Ce régime initialement calibré à 80.000£ a été porté par le gouvernement de coalition de D. Cameron à 10 M£.

Coût fiscal des mesures :

Le Trésor britannique nous indique que le coût des mesures a été en 2015-2016 de :

  • EIS : 395 M£+85 M£ sur les plus-values ;
  • SEIS : 80 M£ ;
  • ER : 3500 M£ mais recalibré à 2.000 M£ pour 2016/2017.

En comparaison, voici le poids des déductions en France (VMT2-PLF 2017) :

  • IR-Madelin : 72 M€
  • ISF-PME : 580 M€

Proposition iFRAP

La Fondation iFRAP propose que le PLF2018 soit l’occasion de mettre en place des mesures audacieuses pour renforcer l’attractivité de notre système fiscal pour les investisseurs dans les start-up :

  • Renforcer l’avantage Madelin en le sortant du plafond global des niches à 10.000 euros (cf. amendement Eckert), en remontant le plafond de déduction maximum à 1 million d’euros pour un couple, et en remontant le taux de déduction de 18% à 30% et réserver ce dispositif aux seuls investissements en direct.
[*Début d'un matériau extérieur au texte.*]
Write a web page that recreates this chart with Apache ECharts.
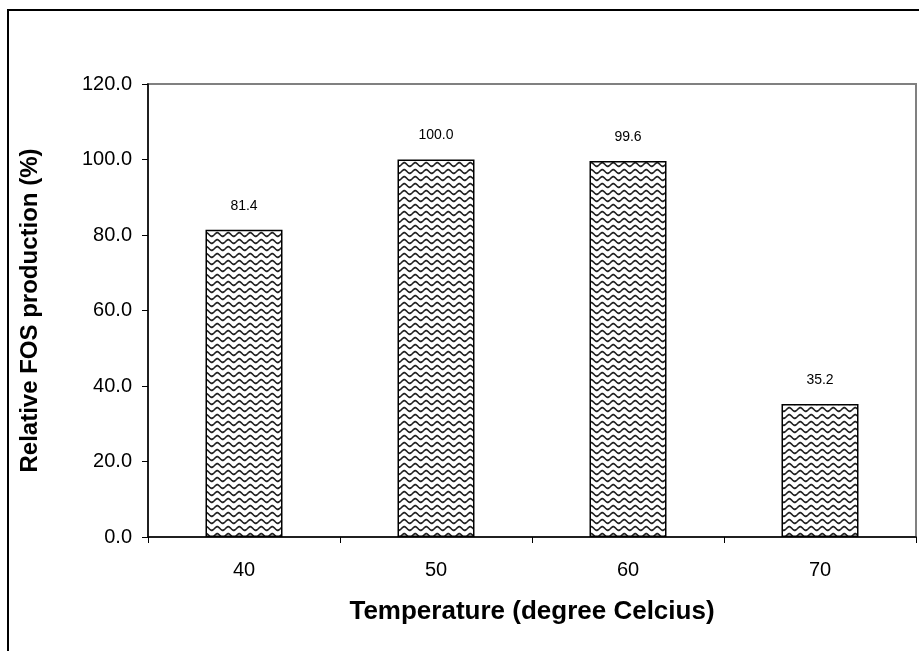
<!DOCTYPE html>
<html>
<head>
<meta charset="utf-8">
<script src="https://cdn.jsdelivr.net/npm/echarts@6/dist/echarts.min.js"></script>
<style>
  html, body { margin: 0; padding: 0; background: #fff; }
  #chart { width: 919px; height: 651px; }
</style>
</head>
<body>
<div id="chart"></div>
<script>
// categories and values
var temperatures = ['40', '50', '60', '70'];
var relativeFOS = [81.4, 100.0, 99.6, 35.2];

// wavy fill pattern for the bars
function makeWavePattern() {
	var c = document.createElement('canvas');
	c.width = 11;
	c.height = 7;
	var ctx = c.getContext('2d');
	ctx.fillStyle = '#fff';
	ctx.fillRect(0, 0, 11, 7);
	ctx.strokeStyle = '#222';
	ctx.lineWidth = 1.7;
	ctx.beginPath();
	for (var x = -1; x <= 12; x += 0.5) {
		var y = 3.5 + 1.8 * Math.sin(x / 11 * Math.PI * 2);
		if (x === -1) ctx.moveTo(x, y); else ctx.lineTo(x, y);
	}
	ctx.stroke();
	return c;
}

var myChart = echarts.init(document.getElementById('chart'));
var option = {
	backgroundColor: '#fff',
	animation: false,
	textStyle: { fontFamily: 'Liberation Sans, Arial, sans-serif' },
	graphic: [{
		type: 'rect',
		shape: { x: 8, y: 10, width: 1000, height: 1000 },
		style: { fill: 'none', stroke: '#000', lineWidth: 2 },
		silent: true
	}],
	grid: {
		left: 148,
		top: 84,
		right: 3,
		bottom: 114,
		show: true,
		borderColor: '#808080',
		borderWidth: 2
	},
	xAxis: {
		type: 'category',
		data: temperatures,
		name: 'Temperature (degree Celcius)',
		nameLocation: 'middle',
		nameGap: 62,
		nameTextStyle: { fontSize: 26, fontWeight: 'bold', color: '#000' },
		axisLine: { lineStyle: { color: '#000', width: 1.5 } },
		axisTick: { show: true, length: 6, lineStyle: { color: '#000' } },
		axisLabel: { fontSize: 20, color: '#000', margin: 23 }
	},
	yAxis: {
		type: 'value',
		min: 0,
		max: 120,
		interval: 20,
		name: 'Relative FOS production (%)',
		nameLocation: 'middle',
		nameGap: 106,
		nameTextStyle: { fontSize: 24, fontWeight: 'bold', color: '#000' },
		axisLine: { show: true, lineStyle: { color: '#000', width: 1.5 } },
		axisTick: { show: true, length: 6, lineStyle: { color: '#000' } },
		splitLine: { show: false },
		axisLabel: {
			fontSize: 20,
			color: '#000',
			margin: 16,
			formatter: function (v) { return v.toFixed(1); }
		}
	},
	series: [{
		type: 'bar',
		data: relativeFOS,
		barWidth: 77,
		itemStyle: {
			color: { image: makeWavePattern(), repeat: 'repeat' },
			borderColor: '#000',
			borderWidth: 1.5
		},
		label: {
			show: true,
			position: 'top',
			distance: 17,
			fontSize: 14,
			color: '#000',
			formatter: function (p) { return p.value.toFixed(1); }
		}
	}]
};
myChart.setOption(option);
</script>
</body>
</html>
Cibler sur les petites entreprises communautaires (moins de 50 salariés et moins de 10 millions d’euros de total de bilan) et exonérer de taxation les plus-values de cession après trois ans de détention. Ce dispositif fonctionnerait à l’image de ce qu’ont fait nos voisins britanniques, calibré entre l’EIS et le SEIS, donc pour un coût fiscal que l’on peut estimer encore inférieur à ce que coûte actuellement le dispositif ISF-PME ;
  • Faire fonctionner la SCT, article 239 bis AB du CGI, en considérant comme « investisseurs professionnels » les Business Angels qui investissent 100.000 euros et plus en direct au capital de la SCT.